2. Argument functors

The basic definitions of the arguments and rules for their identification and representation are to be found in Section 2, "Valency". The present section is devoted mainly to the description of the cognitive roles that can be expressed by the individual arguments.

List of the argument functors

NB! The modification with the MAT functor is also an argument; it is described in Section 10.4, "MAT".

The possible forms. The possible forms of the individual arguments are listed in the valency frames (i.e. in the valency lexicon). For more on this see Section 2.2, "Valency frames and the way they are recorded in the valency lexicon". The present section only mentions the most common forms for the individual arguments without any reference to the lexical content of a particular governing element. The forms are only classified on the basis of the semantic part-of-speech character of the governing lexical item. When listing the possible forms for arguments dependent on nouns, only the forms specific for adnominal arguments are presented (different from the forms of adverbal arguments); especially if these are arguments of non-deverbal nouns. The possible forms of deverbal nouns are often identical to the forms of the arguments of their base verbs, namely when these are prepositional phrases, semantic cases of nouns or dependent clauses.
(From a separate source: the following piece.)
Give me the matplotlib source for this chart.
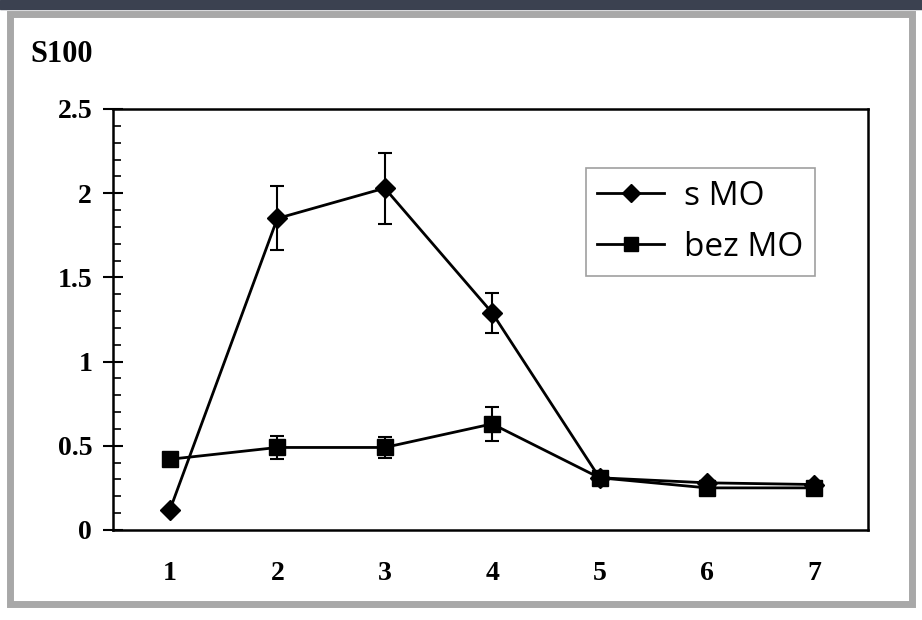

Borderline cases with argument functors. Borderline cases with the individual argument functors are described mainly in the section on valency. The general rules (tendencies) for determining the functor values in unclear cases are described in Section, "Finding the borderline between arguments and obligatory adjuncts and between obligatory and optional adjuncts" and Section, "Finding the borderline between the individual argument functors". A reference to the description of the relevant borderline cases is always included in the section devoted to a given argument.